Theoretical study of scattering in graphene ribbons in the presence of structural and atomistic edge roughness

We investigate the diffusive electron-transport properties of graphene ribbons and nanoribbons with imperfect edges. We treat different regimes of edge scattering, ranging from wide graphene ribbons with (partially) diffusive edge scattering, to ribbons with large width-variations, and nanoribbons with atomistic edge roughness. For the latter, we consider a pseudopotential approach, allowing for an atomistic treatment of the band structure and the scattering potential, combined with the self-consistent solution of the Boltzmann transport equation within the relaxation-time approximation.

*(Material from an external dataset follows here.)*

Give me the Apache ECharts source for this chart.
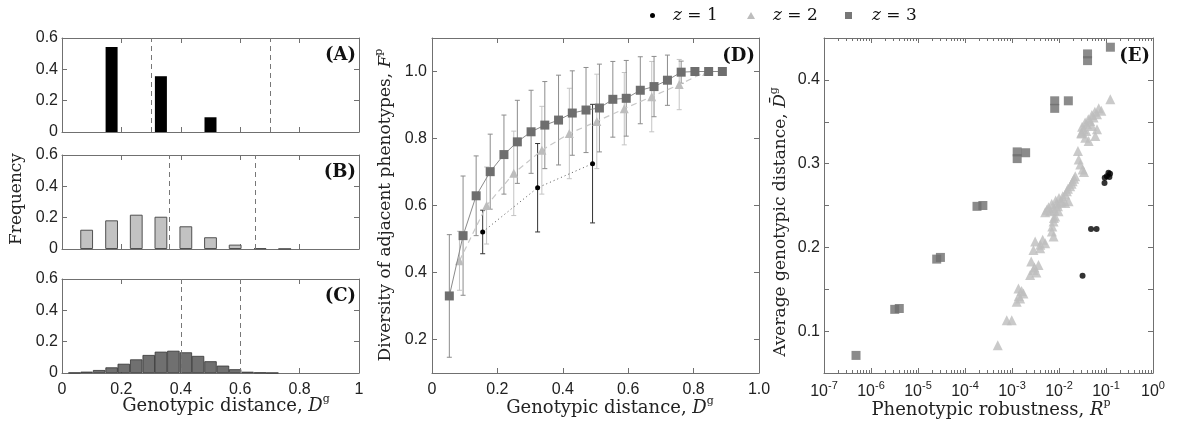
<!DOCTYPE html>
<html><head><meta charset="utf-8">
<script src="https://cdn.jsdelivr.net/npm/echarts@6.0.0/dist/echarts.min.js"></script>
<style>html,body{margin:0;padding:0;background:#fff}#c{width:1177px;height:422px}</style>
</head><body><div id="c"></div><script>
// ---------- data ----------
// Panel A (z = 1 histogram)
const aX = [0.167, 0.333, 0.5];
const aY = [0.543, 0.356, 0.094];
const aLines = [0.3, 0.7];
// Panel B (z = 2 histogram)
const bX = [0.083, 0.167, 0.25, 0.333, 0.417, 0.5, 0.583, 0.667, 0.75];
const bY = [0.123, 0.183, 0.219, 0.206, 0.145, 0.075, 0.028, 0.005, 0.001];
const bLines = [0.356, 0.646];
// Panel C (z = 3 histogram)
const cX = [0.042, 0.083, 0.125, 0.167, 0.208, 0.25, 0.292, 0.333, 0.375, 0.417, 0.458, 0.5, 0.542, 0.583, 0.625, 0.667, 0.708];
const cY = [0.002, 0.0085, 0.019, 0.036, 0.059, 0.087, 0.115, 0.136, 0.142, 0.132, 0.109, 0.075, 0.047, 0.024, 0.008, 0.003, 0.001];
const cLines = [0.4, 0.6];
// Panel D
const sqX = [0.053, 0.095, 0.135, 0.178, 0.220, 0.261, 0.303, 0.345, 0.387, 0.429, 0.471, 0.512, 0.553, 0.594, 0.637, 0.679, 0.720, 0.762, 0.804, 0.846, 0.888];
const sqY = [0.330, 0.510, 0.629, 0.701, 0.752, 0.790, 0.820, 0.840, 0.855, 0.876, 0.885, 0.891, 0.917, 0.920, 0.944, 0.955, 0.974, 0.998, 1.0, 1.0, 1.0];
const sqErr = [0.183, 0.178, 0.119, 0.112, 0.118, 0.124, 0.124, 0.130, 0.134, 0.126, 0.127, 0.131, 0.113, 0.113, 0.100, 0.090, 0.075, 0.033, 0, 0, 0];
const triX = [0.084, 0.167, 0.25, 0.336, 0.42, 0.504, 0.588, 0.672, 0.756, 0.84];
const triY = [0.435, 0.600, 0.696, 0.765, 0.815, 0.851, 0.889, 0.925, 0.961, 1.0];
const triErr = [0.088, 0.115, 0.126, 0.131, 0.135, 0.141, 0.108, 0.105, 0.075, 0];
const dotX = [0.155, 0.323, 0.491];
const dotY = [0.521, 0.653, 0.725];
const dotErr = [0.065, 0.132, 0.177];
const dYTicks = [0.2, 0.4, 0.6, 0.8, 1.0];
// Panel E
const e1X = [0.0317, 0.048, 0.063, 0.093, 0.094, 0.104, 0.113, 0.122, 0.118];
const e1Y = [0.166, 0.222, 0.222, 0.277, 0.283, 0.285, 0.289, 0.288, 0.284];
const e2X = [0.1236, 0.0794, 0.0643, 0.0546, 0.0463, 0.0394, 0.0333, 0.0298, 0.0362, 0.0427, 0.0592, 0.0643, 0.0253, 0.0283, 0.0318, 0.0222, 0.0195, 0.0173, 0.0147, 0.0136, 0.0160, 0.0136, 0.0115, 0.0090, 0.00766, 0.00650, 0.00508, 0.00977, 0.00830, 0.00766, 0.00705, 0.00766, 0.00508, 0.00398, 0.00311, 0.00286, 0.00256, 0.00366, 0.00286, 0.00243, 0.00137, 0.00175, 0.00149, 0.00126, 0.000774, 0.000989, 0.000498,
  0.0700, 0.0580, 0.0500, 0.0420, 0.0360, 0.0310, 0.0380, 0.0500, 0.0300, 0.0340, 0.0262, 0.0210, 0.0185, 0.0155, 0.0060, 0.0070, 0.0085, 0.0100, 0.0120, 0.0055, 0.0095, 0.0110, 0.0080, 0.0072, 0.0078, 0.0040, 0.0045, 0.0030, 0.0033, 0.0016, 0.0014];
const e2Y = [0.377, 0.363, 0.359, 0.355, 0.351, 0.347, 0.341, 0.337, 0.331, 0.327, 0.333, 0.341, 0.315, 0.299, 0.293, 0.285, 0.279, 0.273, 0.267, 0.263, 0.255, 0.253, 0.255, 0.252, 0.247, 0.243, 0.242, 0.243, 0.237, 0.231, 0.219, 0.213, 0.205, 0.199, 0.207, 0.197, 0.183, 0.179, 0.173, 0.167, 0.151, 0.145, 0.139, 0.135, 0.113, 0.113, 0.083,
  0.366, 0.362, 0.358, 0.353, 0.349, 0.344, 0.339, 0.345, 0.336, 0.290, 0.305, 0.282, 0.276, 0.270, 0.248, 0.252, 0.256, 0.259, 0.261, 0.245, 0.249, 0.254, 0.244, 0.225, 0.235, 0.203, 0.209, 0.176, 0.170, 0.148, 0.142];
const e3X = [4.8e-7, 3.2e-6, 4.0e-6, 2.5e-5, 3.0e-5, 1.8e-4, 2.4e-4, 1.29e-3, 1.29e-3, 1.95e-3, 8.1e-3, 8.1e-3, 1.58e-2, 4.05e-2, 4.05e-2, 0.124];
const e3Y = [0.071, 0.126, 0.127, 0.186, 0.188, 0.249, 0.250, 0.314, 0.306, 0.313, 0.375, 0.366, 0.375, 0.431, 0.423, 0.439];

// ---------- helpers ----------
const FR = '#707070';
const LBL = {fontFamily: 'Liberation Sans', fontSize: 16, color: '#222'};
const SERIF = 'DejaVu Serif';
const zip = (xs, ys) => xs.map((x, i) => [x, ys[i]]);
const errData = (xs, ys, es) => xs.map((x, i) => [x, ys[i] - es[i], ys[i] + es[i], es[i]]).filter(d => d[3] > 0);

function ax(gi, pos, extra) {
  return Object.assign({
    gridIndex: gi, type: 'value', position: pos,
    axisLine: {show: true, onZero: false, lineStyle: {color: FR, width: 1}},
    axisTick: {show: true, inside: true, length: 5, lineStyle: {color: FR}},
    axisLabel: {show: false},
    splitLine: {show: false}
  }, extra || {});
}
function errRender(color) {
  return function (params, api) {
    const x = api.value(0), lo = api.value(1), hi = api.value(2);
    const p1 = api.coord([x, lo]), p2 = api.coord([x, hi]);
    const cap = 2.5, st = {stroke: color, lineWidth: 1};
    return {type: 'group', children: [
      {type: 'line', shape: {x1: p1[0], y1: p1[1], x2: p2[0], y2: p2[1]}, style: st},
      {type: 'line', shape: {x1: p1[0] - cap, y1: p1[1], x2: p1[0] + cap, y2: p1[1]}, style: st},
      {type: 'line', shape: {x1: p2[0] - cap, y1: p2[1], x2: p2[0] + cap, y2: p2[1]}, style: st}
    ]};
  };
}
function vlines(vals) {
  return {silent: true, symbol: ['none', 'none'], label: {show: false},
    lineStyle: {type: [5, 4], color: '#777', width: 1},
    data: vals.map(v => ({xAxis: v}))};
}
const histX = {min: 0, max: 1, interval: 0.2};
const histY = {min: 0, max: 0.6, interval: 0.2};
const dX = {min: 0, max: 1, interval: 0.2};
const dY = {min: 0.1, max: 1.1};
const eX = {type: 'log', logBase: 10, min: 1e-7, max: 1, interval: 1,
  minorTick: {show: true, splitNumber: 9, length: 3, lineStyle: {color: FR}}};
const eY = {min: 0.05, max: 0.45, interval: 0.05};

function mkRich(fs) {
  return {
    n: {fontFamily: SERIF, fontSize: fs, lineHeight: 24, fill: '#222'},
    it: {fontFamily: SERIF, fontSize: fs, fontStyle: 'italic', lineHeight: 24, fill: '#222'},
    sup: {fontFamily: SERIF, fontSize: 11, verticalAlign: 'top', lineHeight: 13, fill: '#222'}
  };
}
function title(x, y, text, rot, fs) {
  return {type: 'text', x: x, y: y, rotation: rot ? Math.PI / 2 : 0, silent: true,
    style: {text: text, rich: mkRich(fs), align: 'center', verticalAlign: 'middle', fill: '#222'}};
}
function tag(x, y, text) {
  return {type: 'text', x: x, y: y, silent: true,
    style: {text: text, fontFamily: SERIF, fontSize: 18, fontWeight: 'bold', fill: '#111', align: 'right', verticalAlign: 'middle'}};
}
function leg(name, icon, color, left, w, h, pad) {
  return {data: [{name: name, icon: icon, itemStyle: {color: color}}], left: left, top: 7, padding: 0,
    itemWidth: w, itemHeight: h, selectedMode: false,
    formatter: n => '{i|z} = ' + n.slice(-1),
    textStyle: {fontFamily: SERIF, fontSize: 17, color: '#111', padding: [0, 0, 0, pad],
      rich: {i: {fontFamily: SERIF, fontSize: 17, fontStyle: 'italic', color: '#111'}}}};
}

const option = {
  animation: false,
  backgroundColor: '#fff',
  grid: [
    {left: 62, top: 38, width: 297, height: 94},
    {left: 62, top: 155, width: 297, height: 94},
    {left: 62, top: 279, width: 297, height: 94},
    {left: 432, top: 38, width: 327, height: 335},
    {left: 824, top: 38, width: 329, height: 335}
  ],
  legend: [
    leg('z = 1', 'circle', '#000', 650, 5, 5, 13),
    leg('z = 2', 'triangle', '#bdbdbd', 747, 8, 7, 13),
    leg('z = 3', 'rect', '#777', 845, 7, 7, 15)
  ],
  xAxis: [
    ax(0, 'bottom', histX), ax(0, 'top', histX),
    ax(1, 'bottom', histX), ax(1, 'top', histX),
    ax(2, 'bottom', Object.assign({axisLabel: Object.assign({show: true, margin: 9}, LBL)}, histX)), ax(2, 'top', histX),
    ax(3, 'bottom', Object.assign({axisLabel: Object.assign({show: true, margin: 9,
      formatter: v => v === 0 ? '0' : v.toFixed(1)}, LBL)}, dX)), ax(3, 'top', dX),
    ax(4, 'bottom', Object.assign({}, eX, {axisLabel: {show: true, margin: 7,
      formatter: v => '{b|10}{s|' + Math.round(Math.log10(v)) + '}',
      rich: {b: {fontFamily: 'Liberation Sans', fontSize: 16, color: '#222', lineHeight: 24},
             s: {fontFamily: 'Liberation Sans', fontSize: 11, color: '#222', verticalAlign: 'top', lineHeight: 13}}}})),
    ax(4, 'top', eX)
  ],
  yAxis: [
    ax(0, 'left', Object.assign({axisLabel: Object.assign({show: true, margin: 4}, LBL)}, histY)), ax(0, 'right', histY),
    ax(1, 'left', Object.assign({axisLabel: Object.assign({show: true, margin: 4}, LBL)}, histY)), ax(1, 'right', histY),
    ax(2, 'left', Object.assign({axisLabel: Object.assign({show: true, margin: 4}, LBL)}, histY)), ax(2, 'right', histY),
    ax(3, 'left', Object.assign({
      axisTick: {show: true, inside: true, length: 5, lineStyle: {color: FR}, customValues: dYTicks},
      axisLabel: Object.assign({show: true, margin: 5, customValues: dYTicks, formatter: v => v.toFixed(1)}, LBL)}, dY)),
    ax(3, 'right', Object.assign({
      axisTick: {show: true, inside: true, length: 5, lineStyle: {color: FR}, customValues: dYTicks}}, dY)),
    ax(4, 'left', Object.assign({axisLabel: Object.assign({show: true, margin: 4,
      formatter: v => { const t = Math.round(v * 100); return t % 10 === 0 ? (t / 100).toFixed(1) : ''; }}, LBL)}, eY)),
    ax(4, 'right', eY)
  ],
  series: [
    {type: 'bar', name: 'A', xAxisIndex: 0, yAxisIndex: 0, data: zip(aX, aY), barWidth: 12,
      itemStyle: {color: '#000'}, markLine: vlines(aLines)},
    {type: 'bar', name: 'B', xAxisIndex: 2, yAxisIndex: 2, data: zip(bX, bY), barWidth: 12.8,
      itemStyle: {color: '#c2c2c2', borderColor: '#505050', borderWidth: 1}, markLine: vlines(bLines)},
    {type: 'bar', name: 'C', xAxisIndex: 4, yAxisIndex: 4, data: zip(cX, cY), barWidth: 12.4,
      itemStyle: {color: '#707070', borderColor: '#333', borderWidth: 0.8}, markLine: vlines(cLines)},
    // Panel D error bars
    {type: 'custom', name: 'err2', xAxisIndex: 6, yAxisIndex: 6, data: errData(triX, triY, triErr),
      encode: {x: 0, y: [1, 2]}, renderItem: errRender('#c4c4c4'), z: 1, silent: true},
    {type: 'custom', name: 'err3', xAxisIndex: 6, yAxisIndex: 6, data: errData(sqX, sqY, sqErr),
      encode: {x: 0, y: [1, 2]}, renderItem: errRender('#8c8c8c'), z: 1, silent: true},
    {type: 'custom', name: 'err1', xAxisIndex: 6, yAxisIndex: 6, data: errData(dotX, dotY, dotErr),
      encode: {x: 0, y: [1, 2]}, renderItem: errRender('#333'), z: 1, silent: true},
    // Panel D means
    {type: 'line', name: 'z = 2', xAxisIndex: 6, yAxisIndex: 6, data: zip(triX, triY), z: 2,
      symbol: 'triangle', symbolSize: 9, itemStyle: {color: '#bdbdbd'},
      lineStyle: {color: '#c8c8c8', width: 1.2, type: [6, 4]}},
    {type: 'line', name: 'z = 3', xAxisIndex: 6, yAxisIndex: 6, data: zip(sqX, sqY), z: 3,
      symbol: 'rect', symbolSize: 9, itemStyle: {color: '#6e6e6e'},
      lineStyle: {color: '#8a8a8a', width: 1}},
    {type: 'line', name: 'z = 1', xAxisIndex: 6, yAxisIndex: 6, data: zip(dotX, dotY), z: 4,
      symbol: 'circle', symbolSize: 5, itemStyle: {color: '#000'},
      lineStyle: {color: '#555', width: 1, type: [1, 3]}},
    // Panel E
    {type: 'scatter', name: 'z = 2', xAxisIndex: 8, yAxisIndex: 8, data: zip(e2X, e2Y),
      symbol: 'triangle', symbolSize: 10, itemStyle: {color: '#bdbdbd'}},
    {type: 'scatter', name: 'z = 3', xAxisIndex: 8, yAxisIndex: 8, data: zip(e3X, e3Y),
      symbol: 'rect', symbolSize: 9, itemStyle: {color: '#6e6e6e'}},
    {type: 'scatter', name: 'z = 1', xAxisIndex: 8, yAxisIndex: 8, data: zip(e1X, e1Y),
      symbol: 'circle', symbolSize: 6, itemStyle: {color: '#000'}}
  ],
  graphic: [
    title(226, 406, '{n|Genotypic distance, }{it|D}{sup|g}', false, 18),
    title(17, 199, '{n|Frequency}', true, 17),
    title(610, 408, '{n|Genotypic distance, }{it|D}{sup|g}', false, 18),
    title(386, 205, '{n|Diversity of adjacent phenotypes, }{it|F}{sup|p}', true, 17),
    title(991, 410, '{n|Phenotypic robustness, }{it|R}{sup|p}', false, 18),
    title(781, 222, '{n|Average genotypic distance, }{it|D\u0304}{sup|g}', true, 17),
    tag(356, 55, '(A)'), tag(356, 172, '(B)'), tag(356, 296, '(C)'),
    tag(755, 56, '(D)'), tag(1150, 56, '(E)')
  ]
};
const chart = echarts.init(document.getElementById('c'), null, {renderer: 'canvas'});
chart.setOption(option);
</script></body></html>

The resulting resistivity depends strongly on the ribbon orientation, with zigzag (armchair) ribbons showing the smallest (largest) resistivity, and intermediate ribbon orientations exhibiting intermediate resistivity values. The results also show clear resistivity peaks, corresponding to peaks in the density of states due to the confinement-induced subband quantization, except for armchair-edge ribbons that show a very strong width-dependence because of their 'claromatic' behavior. Furthermore, we identify a strong interplay between the relative position of the two valleys of graphene along the transport direction, the correlation profile of the atomistic edge roughness, and the chiral valley modes, leading to a peculiar strongly suppressed resistivity regime, most pronounced for the zigzag orientation.